Test result:For the sake of amiga science, I've bought both the Fury Beast single rank (2x4GB) and dual rank (2x8Gb) kits.
Memory modules used in this test:
- Corsair Vengeance LP 2x4GB DDR3-1600 Single Rank (CML8GX3M2A1600C9) -> CL-9-9-9-24@1333MT/s
- Kingston Fury Beast 2x4GB DDR3-1833 Single Rank (KF318C10BRK2/8) -> CL-8-9-8-24@1333MT/s
- Kingston Fury Beast 2x8GB DDR3-1833 Dual Rank (KF318C10BBK2/16) -> CL-8-9-8-24@1333MT/s
Here are the ragemem results with their Uboot initialization output:
Corsair Vengeance LP:
DRAM: Initializing....using SPD
Detected UDIMM CML8GX3M2A1600C9
Detected UDIMM CML8GX3M2A1600C9
Not enough bank(chip-select) for CS0+CS1 on controller 0, interleaving disabled!
Not enough bank(chip-select) for CS0+CS1 on controller 1, interleaving disabled!
6 GiB left unmapped
8 GiB (DDR3, 64-bit, CL=9, ECC off)
DDR Controller Interleaving Mode: cache line
Read32: 665 MB/Sec
Read64: 1195 MB/Sec
Write32: 1429 MB/Sec
Write64: 1433 MB/Sec
Kingston Fury Beast 2x4GB (Single rank):
DRAM: Initializing....using SPD
Detected UDIMM KF1866C10D3/4G
Detected UDIMM KF1866C10D3/4G
Not enough bank(chip-select) for CS0+CS1 on controller 0, interleaving disabled!
Not enough bank(chip-select) for CS0+CS1 on controller 1, interleaving disabled!
6 GiB left unmapped
8 GiB (DDR3, 64-bit, CL=8, ECC off)
DDR Controller Interleaving Mode: cache line
Read32: 682 MB/Sec
Read64: 1225 MB/Sec
Write32: 1479 MB/Sec
Write64: 1483 MB/Sec
Kingston Fury Beast 2x8GB (Dual rank):
DRAM: Initializing....using SPD
Detected UDIMM KF1866C10D3/8G
Detected UDIMM KF1866C10D3/8G
14 GiB left unmapped
16 GiB (DDR3, 64-bit, CL=8, ECC off)
DDR Controller Interleaving Mode: cache line
DDR Chip-Select Interleaving Mode: CS0+CS1
Read32: 685 MB/Sec
Read64: 1261 MB/Sec
Write32: 1638 MB/Sec
Write64: 1644 MB/Sec
---------: --- CL9 SR --|---- CL8 SR ----| ---- CL8 DR ----
Read32 : 665 ( base ) | 682 ( +2.6% ) | 685 ( +3.0%)
Read64 : 1195 (base) | 1225 ( +2.5%) | 1261 ( +5.5%)
Write32: 1429 (base) | 1479 ( +3.5%) | 1638 (+14.6%)
Write64: 1433 (base) | 1483 ( +3.5%) | 1644 (+14.7%)
Conclusion:As predicted, the controller interleaving mode gives the biggest boost in performance (Write: ~+65% ; see post #1).
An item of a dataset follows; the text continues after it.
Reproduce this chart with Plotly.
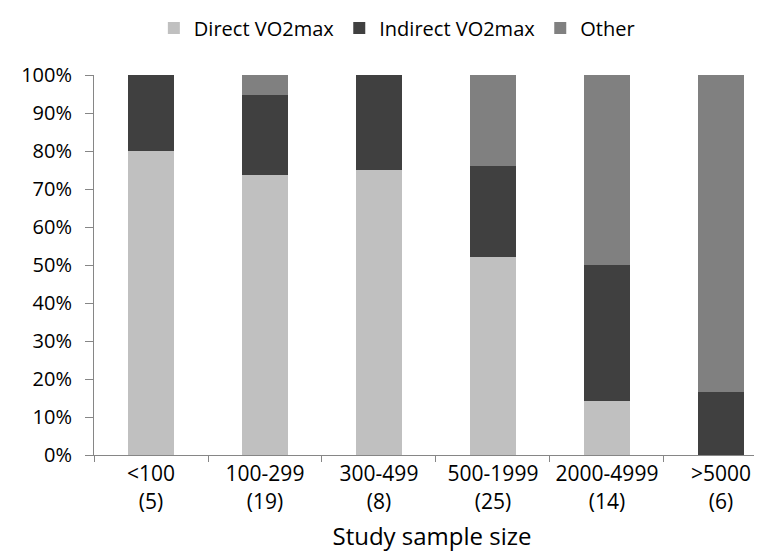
import plotly.graph_objects as go

# study sample size groups (number of studies in brackets)
categories = ['<100<br>(5)', '100-299<br>(19)', '300-499<br>(8)',
              '500-1999<br>(25)', '2000-4999<br>(14)', '>5000<br>(6)']

# share of studies per fitness assessment method
direct_vo2max = [0.80, 0.737, 0.75, 0.52, 0.143, 0.0]
indirect_vo2max = [0.20, 0.21, 0.25, 0.24, 0.357, 0.167]
other = [0.0, 0.053, 0.0, 0.24, 0.50, 0.833]

series = [
    ('Direct VO2max', direct_vo2max, '#c0c0c0'),
    ('Indirect VO2max', indirect_vo2max, '#404040'),
    ('Other', other, '#808080'),
]

fig = go.Figure()
for name, values, color in series:
    fig.add_trace(go.Bar(x=categories, y=values, name=name,
                         marker=dict(color=color, line=dict(width=0)),
                         width=0.395))

axis_grey = '#868686'
fig.update_layout(
    barmode='stack',
    width=762, height=555,
    margin=dict(l=86, r=0, t=67, b=108),
    plot_bgcolor='white', paper_bgcolor='white',
    font=dict(family='Open Sans', size=20, color='black'),
    showlegend=True,
    legend=dict(orientation='h', x=0.448, xanchor='center',
                y=1.124, yanchor='middle', traceorder='normal',
                font=dict(size=20), itemwidth=30, entrywidth=0),
    xaxis=dict(
        range=[-0.5, 5.43],
        showline=True, linecolor=axis_grey, linewidth=1,
        ticks='outside', tickson='boundaries', ticklen=6,
        tickcolor=axis_grey, showgrid=False, tickfont=dict(size=21),
        title=dict(text='Study sample size', standoff=14),
    ),
    yaxis=dict(
        range=[0, 1], dtick=0.1, tickformat='.0%',
        showline=True, linecolor=axis_grey, linewidth=1,
        ticks='outside', ticklen=8, tickcolor=axis_grey,
        showgrid=False, zeroline=False, ticklabelstandoff=9,
    ),
)

fig.write_html('out.html')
Rank interleaving comes second (Write: ~+10.9%) and improved timing (CL9 -> CL8 ; Write +3.5%) comes third. But I am sure that I could have pushed this module further if our uboot would allow for manual editing. At CL6 timing we could see a similar boost in performance as for rank interleaving alone.